I then set about cleaning some receptacles. These are blue 20-litre containers that we got off eBay. They must have come from a juicing factory because their labels bear information such as 'blackcurrant concentrate'. What was left of the concentrate had, of course, congealed into a life form thus the barrels required much sluicing and shaking about to dislodge the residue.
With everything ready, all I had to do was wait for the rain. And that is never far away although, given that North Yorkshire spent most of the last week under water, I was surprised there wasn't more of it. Still there was enough to fill a 220-litre barrel in a couple of hours of steady rainfall. This was incredibly satisfying – so much so that I took to standing soggily outside to stare at the water cascading out of the rainfall outlet.
|Infinity pools – over-rated|
But there is something more tangible to this than the lamentable state of my down time. I feel increasingly that living – as many in the western world do – so far removed from our basic needs robs us of something very fundamental.
In his Hierarchy of Needs model, American psychologist Abraham Maslow argued that in order to achieve our full potential four fundamental layers of needs have to be met, the most basic of which is physiological – the need for food, water, warmth, sleep and, er, other bodily functions.

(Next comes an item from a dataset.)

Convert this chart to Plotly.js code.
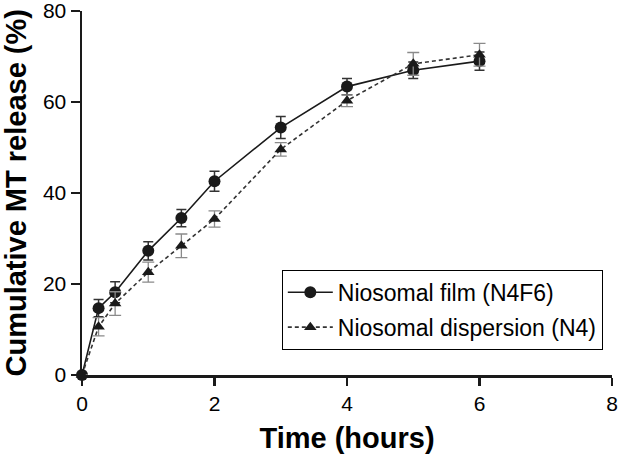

In a civilised affluent society we don't have to think too much about those things. Flush toilets remove our waste and take it somewhere nameless, where someone faceless does something unknown to it so we never have to think about it again. We buy our food neatly packed in boxes or wrapped in cellophane. Clean water gushes out of our taps. Shops sell cheap ready-made clothes to keep us warm.
This is clearly all to the good – Maslow is right, it's pretty difficult to achieve your full potential if your body is in starvation. But when our basic needs are so easily met is some fundamental instinct thrown off balance? I don't have the answer to that, of course. I only know that when I create something rudimental out of nothing, I feel a deep sense of well being. For instance, I knit. Out of two pins and a length of yarn I can create jumpers, socks, scarves and hats. I'm not the only one – there are a lot of us about. Some people still even take needle and thread and make garments. Why do this when we can go to Primark and buy a sweater or tracksuit bottoms for £3.99?
In the same vein, people hunt, camp, grow vegetables, keep chicken, make honey – in short we do things that are time consuming, sometimes difficult, often messy, all in the name of keeping in touch with our basic needs – because in a world of hotels, supermarkets and pre-packed eggs, we don't have to do any of them.
All of which is a very long-winded way of saying that by standing in the rain watching my water barrel fill up I am connecting with some primordial survival mechanism that feels a need to be connected with. It doesn't necessarily mean that I am going mad.